The NP government was committed to policies that advanced the interests of white commercial farmers and white workers. It was also determined to reverse the tide of urban migration by keeping new migrants out of the urban areas. This it achieved by tightening legislation related to the control of rural communities. In 1951 the NP government passed the Bantu Authorities Act. The Act created a legal basis for the deportation of Africans to their designated homelands. The Act required that anyone leaving the reserve would have to be permitted by the chief, and it stated that no Africans in excess of the labour requirements of an urban area would be allowed to enter and reside in such area. This Act was complimented by the Native Laws Amendment Act of 1952, which tightened influx control regulations.

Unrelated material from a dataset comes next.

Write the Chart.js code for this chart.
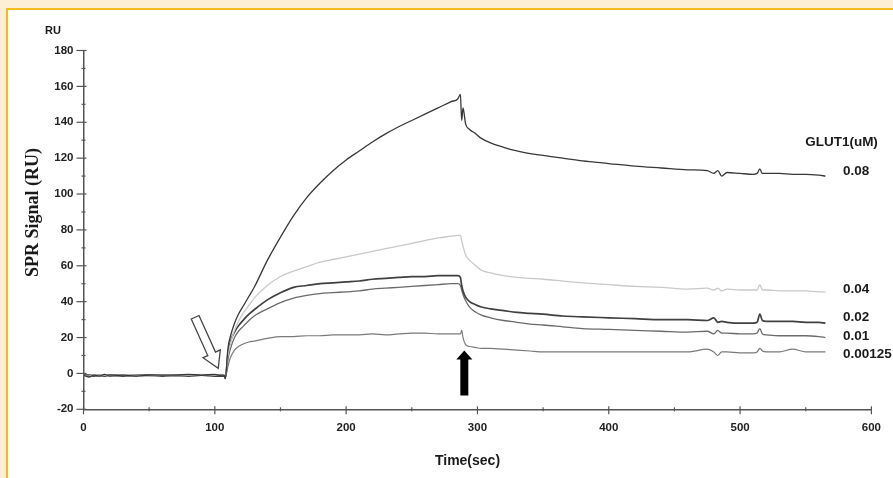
<!DOCTYPE html>
<html>
<head>
<meta charset="utf-8">
<title>SPR Signal</title>
<script src="https://cdn.jsdelivr.net/npm/chart.js@4.4.1/dist/chart.umd.min.js"></script>
<style>
  html, body { margin: 0; padding: 0; }
  #wrap { position: relative; width: 893px; height: 478px; background: #fcefd5; overflow: hidden; }
  #panel { position: absolute; left: 6px; top: 8px; right: 0; bottom: 0; background: #fff;
           border-left: 2px solid #f2bc1c; border-top: 2px solid #f2bc1c; }
  #chart { position: absolute; left: 0; top: 0; }
</style>
</head>
<body>
<div id="wrap">
  <div id="panel"></div>
  <canvas id="chart" width="893" height="478"></canvas>
</div>
<script>
// time points (sec)
const time = [0, 4, 8, 12, 16, 20, 30, 40, 50, 60, 70, 80, 90, 100, 104, 107, 108,
  110, 112, 115, 118, 122, 126, 130,
  140, 150, 160, 170, 180, 190, 200, 210, 220, 230, 240, 250, 260, 270, 280,
  285, 287, 288, 289, 291, 294, 298, 303,
  310, 320, 330, 340, 350,
  365, 380, 400, 420, 440, 460,
  475, 480, 483, 486, 490,
  500, 510, 513, 515, 517, 520,
  530, 540, 550, 560, 565];

// SPR response (RU) for each GLUT1 concentration
const glut008 = [-1, -2, -1, -1.5, -0.5, -1.5, -1, -1.5, -1, -1, -1, -0.5, -1, -0.5, -1, -1, -3,
  14, 21, 28, 33, 38, 43, 48,
  63, 76, 88, 98, 106, 113, 119, 124, 129, 133.5, 137.5, 141, 144.5, 148, 151.5,
  153, 155.5, 141, 148, 139, 136, 134, 131,
  128.5, 126, 124, 122.5, 121.5,
  120, 118.5, 117, 115.5, 114.5, 113.5,
  113, 111.5, 113, 110, 112,
  111.5, 111, 111.5, 114, 111.5, 111.5,
  111.5, 111, 111, 110.5, 110];

const glut004 = [-1, -1.5, -1, -1, -1, -1.5, -1, -1, -1.5, -1, -1, -1, -0.5, -1, -0.5, -1, -2.5,
  10, 17, 24, 29, 34, 38, 42,
  49, 54, 57, 59.5, 62, 63.5, 65, 66.5, 68, 69.5, 71, 72.5, 74, 75.5, 76.5,
  77, 77, 74, 71, 66, 63, 60.5, 57.5,
  56, 54.5, 53.5, 53, 52.5,
  51.5, 50.5, 49.5, 48.5, 48, 47,
  47.5, 46.5, 47.5, 46, 47,
  46.5, 46.5, 46.5, 49.5, 46.5, 46.5,
  46, 46, 46, 45.5, 45.5];

const glut002 = [-1, -1, -1.5, -1, -1.5, -1, -1.5, -1, -1, -1.5, -1, -1.5, -1, -1.5, -1.5, -1.5, -2.5,
  11, 18, 23, 26.5, 30, 33, 35.5,
  41, 45, 48, 49, 50, 50.5, 51, 51.5, 52.5, 53, 53.5, 54, 54, 54.5, 54.5,
  54.5, 53.5, 49, 46, 42.5, 40, 38.5, 37,
  36, 35, 34, 33.5, 33,
  32, 31.5, 31, 30.5, 30, 30,
  29.5, 31, 28.5, 29, 28.5,
  28, 28, 28.5, 33, 29.5, 29,
  29, 29, 28.5, 28.5, 28];

const glut001 = [-1, -1.5, -1, -1, -1.5, -1, -1, -1.5, -1, -1, -1.5, -1, -1, -1, -1, -1.5, -2.5,
  8, 14, 20, 23.5, 26.5, 29.5, 32,
  36, 39.5, 42, 43.5, 44.5, 45, 45.5, 46, 47, 47.5, 48, 48.5, 49, 49.5, 50,
  50, 49, 46.5, 44, 40.5, 37, 34.5, 32.5,
  31, 29.5, 28.5, 27.5, 27,
  26, 25, 24.5, 24, 23.5, 23,
  23.5, 22, 24, 22.5, 22.5,
  22, 22, 22.5, 25, 22, 21.5,
  21, 21, 21, 20.5, 20];

const glut000125 = [-1, -1, -1, -1.5, -1, -1, -1, -1, -1.5, -1, -1, -1, -1, -1, -1, -1, -2,
  4, 9, 13, 15, 16.5, 17.5, 18,
  19.5, 20.5, 20.5, 21, 21, 21.5, 21.5, 21.5, 22, 21.5, 22, 22.5, 22.5, 22, 22,
  22, 22, 24, 20, 16, 15, 14.5, 14,
  14, 13.5, 13, 12.5, 12,
  12, 12, 12, 12, 12, 12,
  13.5, 12, 10, 12, 12,
  11.5, 11.5, 12, 14, 12.5, 12,
  12, 13.5, 12, 12, 12];

const seriesLabels = ['0.08', '0.04', '0.02', '0.01', '0.00125'];
const seriesValues = [glut008, glut004, glut002, glut001, glut000125];
const lineColors = ['#383838', '#c9c9c9', '#404040', '#6b6b6b', '#7a7a7a'];
const lineWidths = [1.3, 1.3, 1.7, 1.3, 1.2];

// where the concentration labels sit on the right (RU)
const endLabelAt = [112.4, 47, 31.2, 20.9, 10.8];

const datasets = seriesValues.map(function(vals, i) {
  return {
    label: seriesLabels[i],
    data: time.map(function(t, j) { return { x: t, y: vals[j] }; }),
    borderColor: lineColors[i],
    borderWidth: lineWidths[i],
    pointRadius: 0,
    cubicInterpolationMode: 'monotone',
    fill: false
  };
});

const tickFont = { family: 'Liberation Sans, Arial, sans-serif', size: 11.5, weight: 'bold' };

function drawArrow(ctx, tail, tip, shaftW, headW, headL, fillColor, strokeColor) {
  const dx = tip.x - tail.x, dy = tip.y - tail.y;
  const len = Math.sqrt(dx * dx + dy * dy);
  const ux = dx / len, uy = dy / len;
  const nx = -uy, ny = ux;
  const bx = tip.x - ux * headL, by = tip.y - uy * headL;
  ctx.beginPath();
  ctx.moveTo(tail.x + nx * shaftW / 2, tail.y + ny * shaftW / 2);
  ctx.lineTo(bx + nx * shaftW / 2, by + ny * shaftW / 2);
  ctx.lineTo(bx + nx * headW / 2, by + ny * headW / 2);
  ctx.lineTo(tip.x, tip.y);
  ctx.lineTo(bx - nx * headW / 2, by - ny * headW / 2);
  ctx.lineTo(bx - nx * shaftW / 2, by - ny * shaftW / 2);
  ctx.lineTo(tail.x - nx * shaftW / 2, tail.y - ny * shaftW / 2);
  ctx.closePath();
  ctx.fillStyle = fillColor;
  ctx.fill();
  if (strokeColor) {
    ctx.strokeStyle = strokeColor;
    ctx.lineWidth = 1.3;
    ctx.stroke();
  }
}

const decorPlugin = {
  id: 'decor',
  afterDraw: function(chart) {
    const ctx = chart.ctx;
    const xs = chart.scales.x, ys = chart.scales.y;
    const area = chart.chartArea;
    ctx.save();

    // tick marks crossing the axes
    ctx.strokeStyle = '#555';
    ctx.lineWidth = 1.2;
    for (let v = 0; v <= 600; v += 50) {
      const px = xs.getPixelForValue(v);
      const major = v % 100 === 0;
      ctx.beginPath();
      ctx.moveTo(px, area.bottom - (major ? 3 : 2));
      ctx.lineTo(px, area.bottom + (major ? 5 : 2));
      ctx.stroke();
    }
    for (let v = -20; v <= 180; v += 10) {
      const py = ys.getPixelForValue(v);
      const major = v % 20 === 0;
      ctx.beginPath();
      ctx.moveTo(area.left - (major ? 7 : 2), py);
      ctx.lineTo(area.left + (major ? 3 : 2), py);
      ctx.stroke();
    }

    // texts
    ctx.fillStyle = '#1a1a1a';
    ctx.font = 'bold 11px Liberation Sans, Arial, sans-serif';
    ctx.textAlign = 'center';
    ctx.textBaseline = 'middle';
    ctx.fillText('RU', 53, 31);

    ctx.font = 'bold 14px Liberation Sans, Arial, sans-serif';
    ctx.fillText('Time(sec)', 467.5, 461);

    ctx.save();
    ctx.translate(37.5, 212.5);
    ctx.rotate(-Math.PI / 2);
    ctx.textBaseline = 'alphabetic';
    ctx.font = 'bold 18px Liberation Serif, Times New Roman, serif';
    ctx.fillText('SPR Signal (RU)', 0, 0);
    ctx.restore();

    ctx.font = 'bold 13.5px Liberation Sans, Arial, sans-serif';
    ctx.fillText('GLUT1(uM)', 841.5, 142);
    ctx.textAlign = 'left';
    ctx.font = 'bold 13.5px Liberation Sans, Arial, sans-serif';
    seriesLabels.forEach(function(lbl, i) {
      ctx.fillText(lbl, 843, ys.getPixelForValue(endLabelAt[i]));
    });

    // injection start (hollow) and dissociation start (filled) arrows
    drawArrow(ctx,
      { x: xs.getPixelForValue(85), y: ys.getPixelForValue(31.3) },
      { x: xs.getPixelForValue(102.6), y: ys.getPixelForValue(2.8) },
      8.5, 19, 16, '#ffffff', '#444');
    drawArrow(ctx,
      { x: xs.getPixelForValue(290), y: ys.getPixelForValue(-12.3) },
      { x: xs.getPixelForValue(290), y: ys.getPixelForValue(12.8) },
      8, 16, 9, '#000000', null);

    ctx.restore();
  }
};

const ctx = document.getElementById('chart').getContext('2d');
const sprChart = new Chart(ctx, {
  type: 'line',
  data: { datasets: datasets },
  options: {
    responsive: false,
    animation: false,
    layout: { padding: { top: 50.5, right: 12.5, left: 0, bottom: 0 } },
    scales: {
      x: {
        type: 'linear',
        min: 0,
        max: 600,
        afterFit: function(scale) { scale.height = 68.7; },
        ticks: { stepSize: 100, font: tickFont, color: '#222', padding: 12, maxRotation: 0 },
        grid: { drawOnChartArea: false, drawTicks: false, color: 'rgba(0,0,0,0)' },
        border: { display: true, color: '#555', width: 1.5 }
      },
      y: {
        min: -20,
        max: 180,
        afterFit: function(scale) { scale.width = 83.5; },
        ticks: { stepSize: 20, font: tickFont, color: '#222', padding: 10 },
        grid: { drawOnChartArea: false, drawTicks: false, color: 'rgba(0,0,0,0)' },
        border: { display: true, color: '#555', width: 1.5 }
      }
    },
    plugins: {
      legend: { display: false },
      tooltip: { enabled: false }
    }
  },
  plugins: [decorPlugin]
});
</script>
</body>
</html>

Chiefs were also expected to apply the provisions of the Native Land and Trust Act of 1936. These included the implementation of betterment and reclamation schemes. As these measures entailed stock culling and other restrictions related to use of arable land, they were becoming increasingly unpopular. Chiefs were becoming mere servants of the NAD and consequently, being alienated from the rural populace. Resistance to betterment and reclamation schemes and chiefs responsible for their implementation became apparent in the Eastern Cape. It is these developments that led to the Pondoland Revolt in 1960.

Conclusion

The role of chiefs in the implementation of the Land Act of 1913 is critical. In the 1920s and 193 chiefs used their authority to allocate land, accumulate wealth and political influence. The Native Administration Act of 1927 was an attempt to tighten control of rural communities. The Act succeeded in curbing the power and influence of chiefs by investing their authority in the SANT. The NP government further reduced the power of chiefs, turning them into servants of SANT. This led to the alienation of chiefs from their subjects. Resistance to government became indistinguishable from resistance to the chiefs.